A traditional full kaiseki can have 7–12 courses spanning 2–3 hours. The minimum structure includes sakizuke (starter), hassun (seasonal board), a sashimi course, a simmered course, a grilled course, rice, and pickles. Modern kaiseki restaurants often extend this to 12–18 very small courses.
Kaiseki is a fixed multi-course tasting progression served in sequence; the guest has no choice. Kappo is a more interactive style where diners sit at a counter watching the chef cook and can guide the meal's direction. Kappo is less formal but often equally skilled.
The non-negotiable ingredient is good dashi — without it, the flavor foundation collapses. Kombu and katsuobushi are available at most Asian grocery stores. The miso fish and simmered vegetables are highly accessible. The main challenge is the pacing, plating restraint, and seasonal ingredient selection — all achievable at home with practice.

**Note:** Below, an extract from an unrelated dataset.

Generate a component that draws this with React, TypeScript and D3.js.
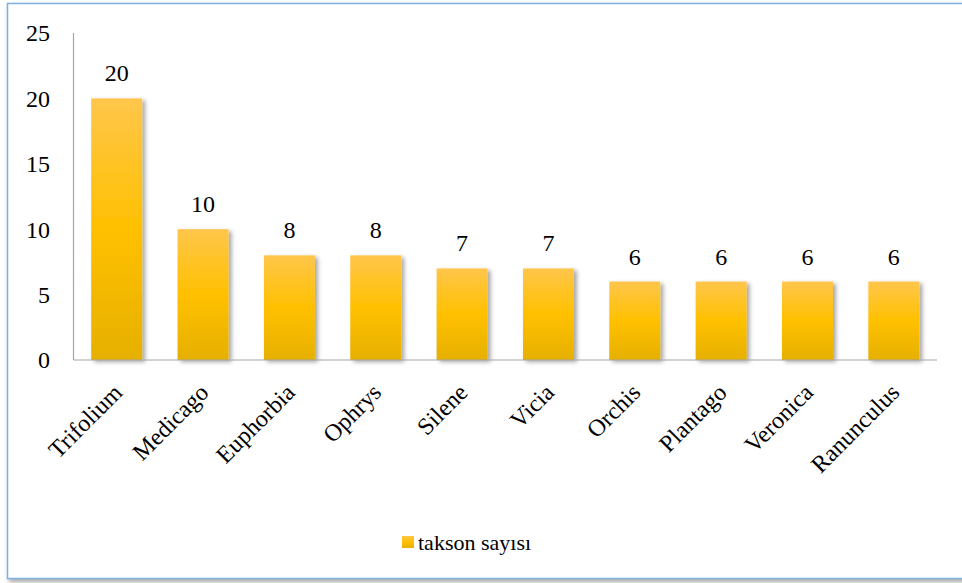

Kaiseki is organized around the season's 'heart' — a specific moment in the calendar captured through ingredients, colors, and vessel choices. Western tasting menus are chef-driven and concept-driven. Kaiseki places the season, not the chef's ego, at the center. Presentation also follows the philosophy of ma — negative space, asymmetry, and restraint over abundance.
Yes — shojin ryori is the Buddhist temple vegetarian multi-course cuisine that predates kaiseki and shares its seasonal philosophy. Kyoto's famous temple restaurants such as Tenryuji and Daikakuji serve full shojin ryori menus using tofu, sesame, root vegetables, and mountain plants.